Esta transformación es operada profundamente por la obra activa del Espíritu Santo en nuestras vidas. El Espíritu Santo es fundamental para guiar, consolar y empoderar a las personas mientras enfrentan sus desafíos y buscan una conexión más profunda con Dios. A través de esta asociación con el Espíritu Santo, podemos experimentar un cambio y una sanidad genuinos, que nos lleven a una vida más plena y con más propósito.
La fe genuina no puede existir simplemente como una creencia abstracta; debe manifestarse activamente en nuestras acciones, elecciones e interacciones diarias con el mundo que nos rodea. La verdadera fe se demuestra fundamentalmente a través de la forma en que aceptamos las dificultades, el dolor, la tristeza, la traición y el abandono y vivimos nuestras vidas reflejando nuestros valores fundamentales, principios rectores, basados y anclados en las Escrituras, y una confianza inquebrantable en Dios, que es mucho más grande que nosotros.
En nuestra naturaleza humana, existe una tendencia a elevarnos a un estado similar al de un dios. Puede que no expresemos esta inclinación en voz alta. Sin embargo, nuestro deseo de controlar todos los aspectos de nuestra vida y de quienes nos rodean a menudo revela una creencia subyacente de que poseemos el dominio sobre nuestras circunstancias. Este impulso de orquestar nuestra existencia implica que nos vemos a nosotros mismos no sólo como administradores de nuestras vidas, sino como deidades que exigen que todo gire en torno a nuestros deseos y objetivos. El mundo, nuestras relaciones, y Dios no orbitan alrededor de nosotros, nuestra vida debe de girar en torno a Dios, su voluntad, y su palabra.
Si nuestra fe en Cristo y su Palabra no influye en nuestro comportamiento cotidiano, en nuestras decisiones y en nuestras interacciones con los demás, entonces carecen de la riqueza y la autenticidad que constituyen la verdadera fe. La verdadera fe no se limita a aceptar el evangelio o a vivir una experiencia de nuevo nacimiento; es un compromiso más profundo que implica entregar nuestros pensamientos, deseos, emociones y preferencias personales a Dios. Se trata de una entrega profunda a la obra del Espíritu Santo en nuestro ser.

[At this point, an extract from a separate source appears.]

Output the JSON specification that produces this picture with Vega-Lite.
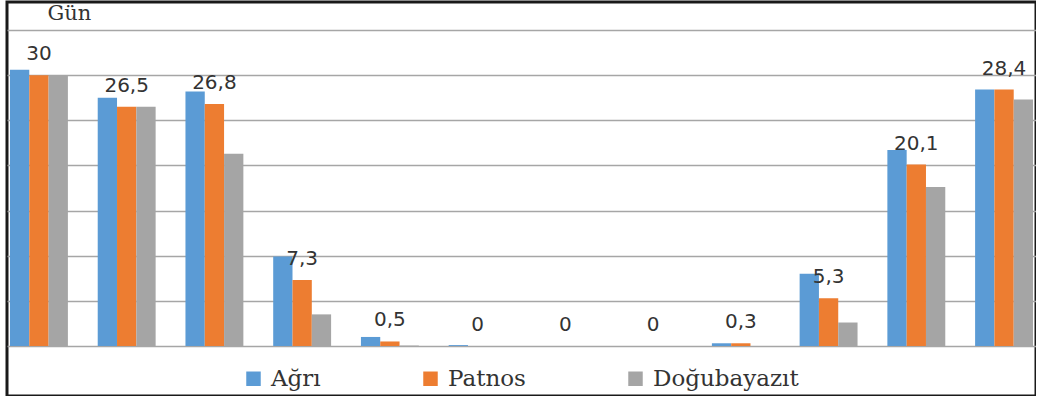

La verdadera fe se extiende a cada faceta de nuestra vida, y nos llama a someter nuestros pensamientos, nuestra moral, nuestras emociones, nuestras relaciones y nuestras decisiones a las verdades y principios transformadores que se describen en la Biblia. Es muy fácil confundir la fe con la adhesión a un sistema religioso o a una tradición de culto particular. En realidad, la fe representa una decisión consciente y valiente de aventurarnos en lo desconocido y glorioso que se encuentra ante nosotros, respaldados por la firme convicción de que Dios no sólo está a nuestro lado, sino que nos sostiene y nos conduce con firmeza y amor mientras navegamos por los territorios gloriosos e inexplorados que se despliegan ante nosotros.
Este camino de fe requiere una profunda confianza en el carácter de Dios, un compromiso pleno con sus promesas y obediencia por nuestra parte. La verdadera fe se evidencia en la forma en que nos comunicamos unos con otros, en cómo nutrimos y cultivamos las relaciones y en la decisión de nuestras acciones. Tiene sus raíces en una creencia auténtica y refleja una vida caracterizada por el amor, la compasión y un compromiso inquebrantable con vivir las verdades, los principios y la moral contenidos en la Biblia, que nacieron de Dios, permitiéndonos así conocer su corazón, su mente y su carácter. En última instancia, esta encarnación holística de la fe transforma no solo nuestras vidas, sino también las vidas de las personas que encontramos en nuestro camino, y con las que desarrollamos relaciones emocionales e intrapersonales.